«Ватерлоо, 12 мая 1864 года
Дорогая Барбара!
Я должна рассказать тебе о своей вчерашней встрече с леди Синтией Герберт в „Кофейне Чаптера“ на Патерностер-роу. Как тебе известно, я не хожу в подобные заведения, потому что там можно встретить редакторов и прочих господ газетчиков, не допускающих даже мысли о том, что в мире могут существовать умные женщины. Помещение было пропитано запахом мужчин, сигарного дыма и свежемолотого кофе. Я испытала настоящее облегчение, когда заметила леди Герберт, которая сидела за столиком в углу, вдалеке от желтых газовых огней, пляшущих в своих симпатичных фонариках. Она встала мне навстречу — черный силуэт на фоне ярко-розовых обоев.

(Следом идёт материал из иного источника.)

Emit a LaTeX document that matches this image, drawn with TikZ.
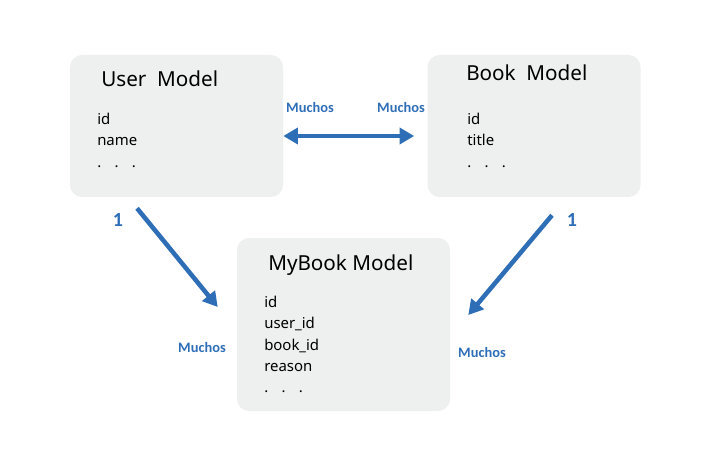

Как я и опасалась, за круглым столиком у окна сидела группа жутко важных редакторов из Ривингтона, издателей теологической литературы. Их столик был завален листами бумаги, а по центру лежал толстый, ужасного вида манускрипт, перевязанный веревкой. Я постаралась не думать о том, что может содержаться в такой громадной теологической книге. Поскольку была вынуждена пройти мимо их стола, я вежливо кивнула Седым Бакенбардам и Очкам Без Оправы, более молодому из ривингтонцев, ушедшему на покой врачу и бывшему коллеге моего отца. Он явно удивился, увидев меня, и был еще больше потрясен, когда рядом со мной возникла леди Герберт и просунула мою руку под свой рукав из черный тафты. Она потащила меня к столу, уставленному таким количеством пирожных, которого хватило бы на целую чайную вечеринку, и я чувствовала, что ривингтонцы не сводят с нас глаз, пытаясь понять, зачем дочь доктора Холла встречается с известной бунтаркой.
„Я вас спасла, — сказала она мне шепотом. — Страшно подумать, не правда ли, что господа вроде этих занимаются тем, что плетут моральные сети для среднего класса. Чаю?“
Я ответила, что предпочла бы кофе, и она наморщила свой сильно напудренный нос, заявив, что это слишком резкий напиток для ее деликатной конституции. Она была вся в черном, от кружевного платка на завитой голове до чернильного цвета ботинок, и выглядела усталой, как будто заботы и проблемы измучили ее и лишили сил. Прошли те дни, когда леди Синтия Герберт окружала себя толпами людей, обладающих острым умом и тонкой душой. Она стала замкнутой, и мне кажется, высшее общество ее раздражает, вне всякого сомнения, причиной тому ее недавнее горе. Но драгоценный камень, украшавший ее темный корсет, сиял ослепительными красками жизни, покинувшей эту когда-то великолепную женщину, у ног которой еще совсем недавно толпились все юные представители лондонской богемы. На золотой цепочке висел, окутанный восхитительным отраженным светом, камень размером с соверен. Когда леди Герберт заметила, что я не могу отвести от него глаз (по правде говоря, он меня заворожил, и на мгновение мне даже показалось, что он мне загадочно подмигивает), у нее сделался очень довольный вид.